My device is rtx5060 and I’m trying to debug the following demo program in Ubuntu-24.04 WSL:
#include <cstdio>
#include <cuda_runtime.h>
__global__ void testKernel(int *data) {
int idx = threadIdx.x;
data[idx] += 1;
}
int main() {
cudaSetDevice(0);
const int N = 4;
int h_data[N] = {1, 2, 3, 4};
int *d_data = nullptr;
cudaMalloc(&d_data, N * sizeof(int));
cudaMemcpy(d_data, h_data, N * sizeof(int), cudaMemcpyHostToDevice);
// 启动 kernel
testKernel<<<1, N>>>(d_data);
cudaDeviceSynchronize();
// 拷回结果
cudaMemcpy(h_data, d_data, N * sizeof(int), cudaMemcpyDeviceToHost);
cudaFree(d_data);
printf("Results: ");
for (int i = 0; i < N; i++)
printf("%d ", h_data[i]);
printf("\n");
return 0;
}
When I start cuda-gdb, set the breakpoint on testKernel and run, it comes to the error below:
(cuda-gdb) break testKernel
Breakpoint 1 at 0x8ec4: file /home/sameta/my-flash-attention-minimal/test.cu, line 5.
(cuda-gdb) run
Starting program: /home/sameta/my-flash-attention-minimal/cuda_test
[Thread debugging using libthread_db enabled]

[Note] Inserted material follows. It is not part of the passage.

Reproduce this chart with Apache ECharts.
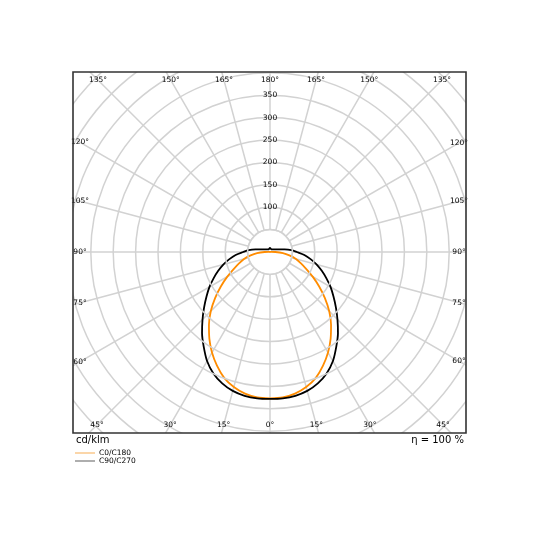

Using host libthread_db library "/lib/x86_64-linux-gnu/libthread_db.so.1".
[New Thread 0x7ffff5bff000 (LWP 1773)]
[New Thread 0x7ffff49e0000 (LWP 1775)]
[Detaching after fork from child process 1776]
[New Thread 0x7fffefbff000 (LWP 1785)]
[Thread 0x7fffefbff000 (LWP 1785) exited]
[New Thread 0x7fffefbff000 (LWP 1786)]
[New Thread 0x7fffee87e000 (LWP 1787)]
[Detaching after vfork from child process 1793]
cuda-gdb/14/gdb/cuda/cuda-state.c:274: internal-error: create_module: Assertion `context' failed.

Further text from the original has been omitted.